# Data start
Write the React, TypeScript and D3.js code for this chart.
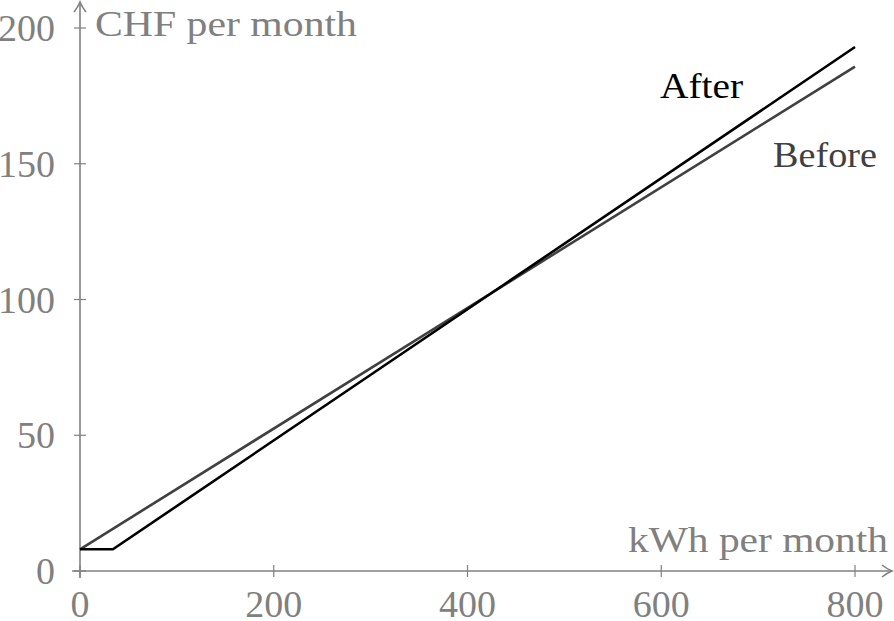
import React from "react";
import * as d3 from "d3";

// kWh per month -> CHF per month
const beforeX = [0, 800];
const beforeY = [8, 185.8];
const afterX = [0, 34, 800];
const afterY = [8, 8, 193];
const xTicks = [0, 200, 400, 600, 800];
const yTicks = [0, 50, 100, 150, 200];

const W = 894;
const H = 621;
const GREY = "#808080";
const FONT = "'Liberation Serif', 'DejaVu Serif', serif";

const App = () => {
  const x = d3.scaleLinear().domain([0, 800]).range([80, 855]);
  const y = d3.scaleLinear().domain([0, 200]).range([571, 28]);

  const line = d3
    .line<[number, number]>()
    .x((d) => x(d[0]))
    .y((d) => y(d[1]));

  const before = beforeX.map((v, i) => [v, beforeY[i]] as [number, number]);
  const after = afterX.map((v, i) => [v, afterY[i]] as [number, number]);

  const x0 = x(0);
  const y0 = y(0);

  return (
    <svg
      width={W}
      height={H}
      style={{ position: "absolute", left: 0, top: 0, background: "#fff" }}
      fontFamily={FONT}
    >
      {/* axes */}
      <g stroke={GREY} strokeWidth={1.6} fill="none">
        <line x1={x0 - 8} x2={W - 3} y1={y0} y2={y0} />
        <line x1={x0} x2={x0} y1={y0 + 7} y2={2} />
        <path d={`M${W - 12},${y0 - 6} Q${W - 7},${y0 - 2} ${W - 2},${y0} Q${W - 7},${y0 + 2} ${W - 12},${y0 + 6}`} />
        <path d={`M${x0 - 6},${12} Q${x0 - 2},${7} ${x0},${2} Q${x0 + 2},${7} ${x0 + 6},${12}`} />
      </g>

      {/* x ticks */}
      {xTicks.map((t) => (
        <g key={"x" + t} transform={`translate(${x(t)},${y0})`}>
          <line y1={-6} y2={6} stroke={GREY} strokeWidth={1.2} />
          <text y={46} textAnchor="middle" fill={GREY} fontSize={38}>
            {t}
          </text>
        </g>
      ))}

      {/* y ticks */}
      {yTicks.map((t) => (
        <g key={"y" + t} transform={`translate(${x0},${y(t)})`}>
          <line x1={-6} x2={6} stroke={GREY} strokeWidth={1.2} />
          <text x={-25} y={13} textAnchor="end" fill={GREY} fontSize={38}>
            {t}
          </text>
        </g>
      ))}

      {/* axis titles */}
      <text x={95} y={36} fill={GREY} fontSize={36} textLength={262} lengthAdjust="spacingAndGlyphs">
        CHF per month
      </text>
      <text x={628} y={552} fill={GREY} fontSize={36} textLength={260} lengthAdjust="spacingAndGlyphs">
        kWh per month
      </text>

      {/* series */}
      <path d={line(before) || ""} fill="none" stroke="#404040" strokeWidth={2.6} />
      <path d={line(after) || ""} fill="none" stroke="#000" strokeWidth={2.6} strokeLinejoin="round" />

      <text x={660} y={98} fill="#000" fontSize={36} textLength={83} lengthAdjust="spacingAndGlyphs">
        After
      </text>
      <text x={773} y={167} fill="#404040" fontSize={36} textLength={104} lengthAdjust="spacingAndGlyphs">
        Before
      </text>
    </svg>
  );
};

export default App;
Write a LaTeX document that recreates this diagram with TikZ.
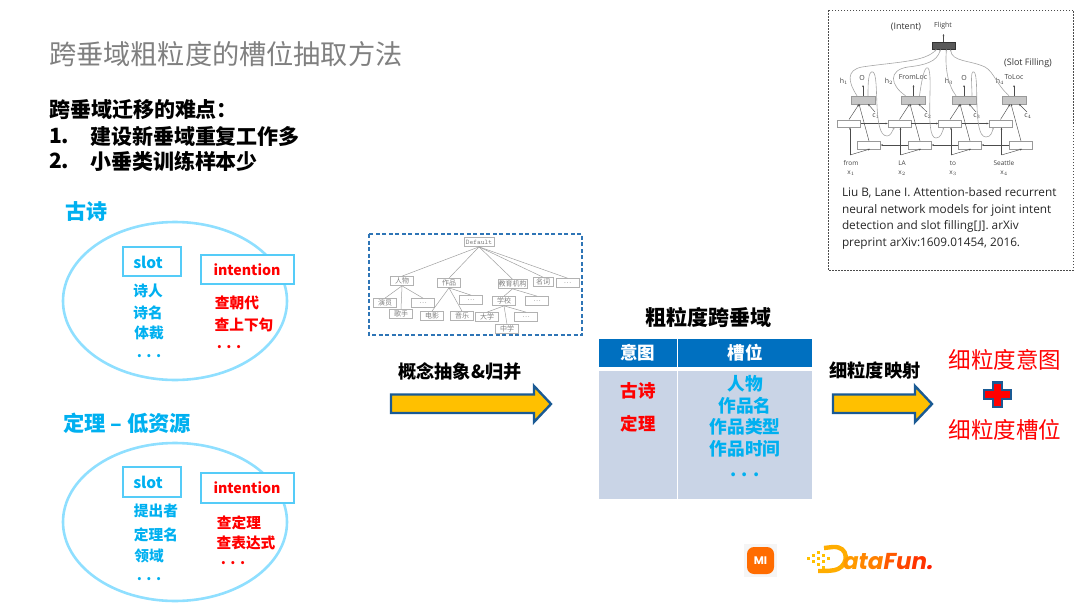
# Data end
Task objective — Repeat exactly the lines from the first line of the records above through the line containing "const y = d3.scaleLinear().domain([0, 200]).range([571, 28]);", both included. Leave out the pictures.

Answer to the exercise —
Write the React, TypeScript and D3.js code for this chart.
import React from "react";
import * as d3 from "d3";

// kWh per month -> CHF per month
const beforeX = [0, 800];
const beforeY = [8, 185.8];
const afterX = [0, 34, 800];
const afterY = [8, 8, 193];
const xTicks = [0, 200, 400, 600, 800];
const yTicks = [0, 50, 100, 150, 200];

const W = 894;
const H = 621;
const GREY = "#808080";
const FONT = "'Liberation Serif', 'DejaVu Serif', serif";

const App = () => {
  const x = d3.scaleLinear().domain([0, 800]).range([80, 855]);
  const y = d3.scaleLinear().domain([0, 200]).range([571, 28]);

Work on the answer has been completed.